◆ **TASK INSTRUCTIONS**
Don't include pictures. Quote the lines below from the first through the line that contains "(0,0) rectangle (1110,423);".

◆ **PROVIDED MATERIAL**
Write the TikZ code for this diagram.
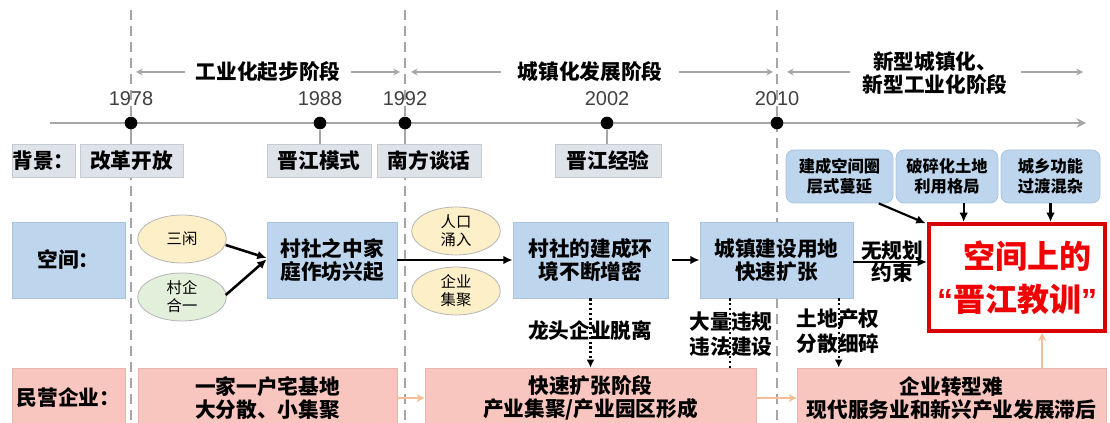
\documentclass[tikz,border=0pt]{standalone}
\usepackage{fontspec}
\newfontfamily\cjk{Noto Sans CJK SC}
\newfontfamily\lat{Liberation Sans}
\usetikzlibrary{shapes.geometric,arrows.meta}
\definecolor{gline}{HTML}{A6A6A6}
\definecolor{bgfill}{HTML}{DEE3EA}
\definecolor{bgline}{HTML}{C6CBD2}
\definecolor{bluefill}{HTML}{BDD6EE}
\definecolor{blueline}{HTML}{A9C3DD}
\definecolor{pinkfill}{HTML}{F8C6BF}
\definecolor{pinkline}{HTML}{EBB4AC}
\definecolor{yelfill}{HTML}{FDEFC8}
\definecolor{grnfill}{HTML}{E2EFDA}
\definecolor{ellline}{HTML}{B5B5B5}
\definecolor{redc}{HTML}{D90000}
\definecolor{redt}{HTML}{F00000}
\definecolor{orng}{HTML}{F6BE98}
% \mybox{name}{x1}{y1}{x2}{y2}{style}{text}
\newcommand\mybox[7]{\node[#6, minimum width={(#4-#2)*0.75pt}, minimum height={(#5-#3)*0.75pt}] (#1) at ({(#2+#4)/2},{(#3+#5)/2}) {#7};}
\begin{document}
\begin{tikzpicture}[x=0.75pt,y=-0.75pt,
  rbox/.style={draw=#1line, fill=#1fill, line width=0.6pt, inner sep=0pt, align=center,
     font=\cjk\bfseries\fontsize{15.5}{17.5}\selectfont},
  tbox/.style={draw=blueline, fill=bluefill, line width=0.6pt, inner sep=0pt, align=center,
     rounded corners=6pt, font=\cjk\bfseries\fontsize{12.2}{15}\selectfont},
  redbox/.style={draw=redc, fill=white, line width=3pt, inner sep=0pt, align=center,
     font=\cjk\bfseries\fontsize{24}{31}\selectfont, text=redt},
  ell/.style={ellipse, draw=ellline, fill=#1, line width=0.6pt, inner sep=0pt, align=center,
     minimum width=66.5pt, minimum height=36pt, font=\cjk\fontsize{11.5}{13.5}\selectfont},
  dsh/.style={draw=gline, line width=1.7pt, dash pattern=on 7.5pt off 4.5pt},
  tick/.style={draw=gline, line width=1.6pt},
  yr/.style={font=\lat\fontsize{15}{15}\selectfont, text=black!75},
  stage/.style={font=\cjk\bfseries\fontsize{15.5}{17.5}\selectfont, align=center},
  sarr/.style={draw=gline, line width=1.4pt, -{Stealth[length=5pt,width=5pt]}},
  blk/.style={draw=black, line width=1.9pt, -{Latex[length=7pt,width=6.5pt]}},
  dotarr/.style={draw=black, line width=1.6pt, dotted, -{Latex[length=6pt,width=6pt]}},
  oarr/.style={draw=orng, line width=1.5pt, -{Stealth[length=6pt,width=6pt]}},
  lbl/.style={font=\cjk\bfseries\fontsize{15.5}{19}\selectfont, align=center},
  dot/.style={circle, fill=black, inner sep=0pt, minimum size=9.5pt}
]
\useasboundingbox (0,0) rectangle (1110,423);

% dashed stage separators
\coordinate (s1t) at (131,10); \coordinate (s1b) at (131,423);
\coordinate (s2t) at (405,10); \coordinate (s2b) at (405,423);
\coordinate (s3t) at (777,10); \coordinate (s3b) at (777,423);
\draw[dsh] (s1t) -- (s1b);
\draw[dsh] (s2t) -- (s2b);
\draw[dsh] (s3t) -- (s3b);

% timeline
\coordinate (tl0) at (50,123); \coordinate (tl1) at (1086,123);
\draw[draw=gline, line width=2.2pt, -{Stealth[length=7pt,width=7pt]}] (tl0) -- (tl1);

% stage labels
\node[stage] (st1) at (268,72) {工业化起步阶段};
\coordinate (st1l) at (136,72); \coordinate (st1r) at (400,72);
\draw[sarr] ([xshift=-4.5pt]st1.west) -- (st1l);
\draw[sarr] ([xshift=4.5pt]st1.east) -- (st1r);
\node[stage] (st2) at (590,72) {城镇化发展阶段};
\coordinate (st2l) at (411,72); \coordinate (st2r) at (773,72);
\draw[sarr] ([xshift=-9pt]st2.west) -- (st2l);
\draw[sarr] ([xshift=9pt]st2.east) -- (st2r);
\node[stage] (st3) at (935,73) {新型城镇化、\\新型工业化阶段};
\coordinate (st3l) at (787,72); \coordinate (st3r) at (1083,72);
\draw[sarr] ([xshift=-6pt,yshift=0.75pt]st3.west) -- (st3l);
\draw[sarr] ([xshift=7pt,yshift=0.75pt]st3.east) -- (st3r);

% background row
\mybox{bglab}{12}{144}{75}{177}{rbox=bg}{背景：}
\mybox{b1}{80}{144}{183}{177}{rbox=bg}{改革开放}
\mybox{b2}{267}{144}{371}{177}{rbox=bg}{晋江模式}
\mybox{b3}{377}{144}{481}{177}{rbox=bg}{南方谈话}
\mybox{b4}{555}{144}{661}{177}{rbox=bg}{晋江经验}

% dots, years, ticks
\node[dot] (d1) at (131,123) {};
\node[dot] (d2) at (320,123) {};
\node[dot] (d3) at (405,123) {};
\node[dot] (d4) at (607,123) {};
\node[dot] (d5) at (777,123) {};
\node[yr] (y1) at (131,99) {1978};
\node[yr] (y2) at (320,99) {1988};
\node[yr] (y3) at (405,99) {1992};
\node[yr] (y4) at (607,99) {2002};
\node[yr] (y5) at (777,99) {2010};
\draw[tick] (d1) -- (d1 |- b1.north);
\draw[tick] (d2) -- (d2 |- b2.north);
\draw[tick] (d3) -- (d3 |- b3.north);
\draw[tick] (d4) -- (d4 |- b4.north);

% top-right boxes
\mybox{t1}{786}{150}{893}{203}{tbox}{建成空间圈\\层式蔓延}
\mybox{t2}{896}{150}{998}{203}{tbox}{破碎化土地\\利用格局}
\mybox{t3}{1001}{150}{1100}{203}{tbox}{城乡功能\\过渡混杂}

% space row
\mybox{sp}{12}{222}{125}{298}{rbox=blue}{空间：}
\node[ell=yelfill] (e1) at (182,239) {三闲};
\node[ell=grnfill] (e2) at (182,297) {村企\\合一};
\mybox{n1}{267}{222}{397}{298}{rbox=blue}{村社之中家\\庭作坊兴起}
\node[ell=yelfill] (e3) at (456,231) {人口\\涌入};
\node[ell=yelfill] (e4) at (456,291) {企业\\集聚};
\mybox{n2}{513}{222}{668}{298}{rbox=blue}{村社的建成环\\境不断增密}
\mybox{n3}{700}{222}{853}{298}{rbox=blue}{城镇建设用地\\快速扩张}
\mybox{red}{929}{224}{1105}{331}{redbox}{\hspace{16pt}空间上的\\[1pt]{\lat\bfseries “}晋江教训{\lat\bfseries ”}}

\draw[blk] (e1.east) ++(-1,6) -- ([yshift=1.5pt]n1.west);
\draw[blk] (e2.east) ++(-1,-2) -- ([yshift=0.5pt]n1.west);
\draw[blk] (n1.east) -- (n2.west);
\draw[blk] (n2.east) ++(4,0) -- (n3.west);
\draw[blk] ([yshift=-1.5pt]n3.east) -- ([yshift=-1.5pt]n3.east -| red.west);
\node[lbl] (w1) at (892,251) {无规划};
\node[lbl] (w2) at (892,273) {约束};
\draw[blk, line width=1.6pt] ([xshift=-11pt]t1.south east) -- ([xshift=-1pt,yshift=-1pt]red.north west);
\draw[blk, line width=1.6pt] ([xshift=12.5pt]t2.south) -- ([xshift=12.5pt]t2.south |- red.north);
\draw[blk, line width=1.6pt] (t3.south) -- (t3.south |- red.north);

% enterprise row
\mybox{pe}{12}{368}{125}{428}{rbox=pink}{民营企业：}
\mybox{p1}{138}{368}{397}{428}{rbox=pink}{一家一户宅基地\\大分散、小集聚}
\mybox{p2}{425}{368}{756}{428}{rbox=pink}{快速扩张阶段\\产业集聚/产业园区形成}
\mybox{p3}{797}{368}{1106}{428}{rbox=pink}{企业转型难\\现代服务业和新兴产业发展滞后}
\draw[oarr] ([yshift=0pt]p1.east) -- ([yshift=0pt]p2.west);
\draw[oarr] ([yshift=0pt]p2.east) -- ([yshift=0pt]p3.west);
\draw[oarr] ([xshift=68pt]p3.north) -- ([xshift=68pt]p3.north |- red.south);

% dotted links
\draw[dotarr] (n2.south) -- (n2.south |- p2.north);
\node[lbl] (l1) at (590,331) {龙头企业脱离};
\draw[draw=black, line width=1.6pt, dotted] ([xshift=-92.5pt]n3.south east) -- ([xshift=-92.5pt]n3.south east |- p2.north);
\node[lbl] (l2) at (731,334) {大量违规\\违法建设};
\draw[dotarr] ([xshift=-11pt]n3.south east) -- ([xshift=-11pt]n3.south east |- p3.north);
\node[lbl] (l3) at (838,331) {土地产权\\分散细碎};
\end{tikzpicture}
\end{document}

◆ **FULL RESPONSE**
Write the TikZ code for this diagram.
\documentclass[tikz,border=0pt]{standalone}
\usepackage{fontspec}
\newfontfamily\cjk{Noto Sans CJK SC}
\newfontfamily\lat{Liberation Sans}
\usetikzlibrary{shapes.geometric,arrows.meta}
\definecolor{gline}{HTML}{A6A6A6}
\definecolor{bgfill}{HTML}{DEE3EA}
\definecolor{bgline}{HTML}{C6CBD2}
\definecolor{bluefill}{HTML}{BDD6EE}
\definecolor{blueline}{HTML}{A9C3DD}
\definecolor{pinkfill}{HTML}{F8C6BF}
\definecolor{pinkline}{HTML}{EBB4AC}
\definecolor{yelfill}{HTML}{FDEFC8}
\definecolor{grnfill}{HTML}{E2EFDA}
\definecolor{ellline}{HTML}{B5B5B5}
\definecolor{redc}{HTML}{D90000}
\definecolor{redt}{HTML}{F00000}
\definecolor{orng}{HTML}{F6BE98}
% \mybox{name}{x1}{y1}{x2}{y2}{style}{text}
\newcommand\mybox[7]{\node[#6, minimum width={(#4-#2)*0.75pt}, minimum height={(#5-#3)*0.75pt}] (#1) at ({(#2+#4)/2},{(#3+#5)/2}) {#7};}
\begin{document}
\begin{tikzpicture}[x=0.75pt,y=-0.75pt,
  rbox/.style={draw=#1line, fill=#1fill, line width=0.6pt, inner sep=0pt, align=center,
     font=\cjk\bfseries\fontsize{15.5}{17.5}\selectfont},
  tbox/.style={draw=blueline, fill=bluefill, line width=0.6pt, inner sep=0pt, align=center,
     rounded corners=6pt, font=\cjk\bfseries\fontsize{12.2}{15}\selectfont},
  redbox/.style={draw=redc, fill=white, line width=3pt, inner sep=0pt, align=center,
     font=\cjk\bfseries\fontsize{24}{31}\selectfont, text=redt},
  ell/.style={ellipse, draw=ellline, fill=#1, line width=0.6pt, inner sep=0pt, align=center,
     minimum width=66.5pt, minimum height=36pt, font=\cjk\fontsize{11.5}{13.5}\selectfont},
  dsh/.style={draw=gline, line width=1.7pt, dash pattern=on 7.5pt off 4.5pt},
  tick/.style={draw=gline, line width=1.6pt},
  yr/.style={font=\lat\fontsize{15}{15}\selectfont, text=black!75},
  stage/.style={font=\cjk\bfseries\fontsize{15.5}{17.5}\selectfont, align=center},
  sarr/.style={draw=gline, line width=1.4pt, -{Stealth[length=5pt,width=5pt]}},
  blk/.style={draw=black, line width=1.9pt, -{Latex[length=7pt,width=6.5pt]}},
  dotarr/.style={draw=black, line width=1.6pt, dotted, -{Latex[length=6pt,width=6pt]}},
  oarr/.style={draw=orng, line width=1.5pt, -{Stealth[length=6pt,width=6pt]}},
  lbl/.style={font=\cjk\bfseries\fontsize{15.5}{19}\selectfont, align=center},
  dot/.style={circle, fill=black, inner sep=0pt, minimum size=9.5pt}
]
\useasboundingbox (0,0) rectangle (1110,423);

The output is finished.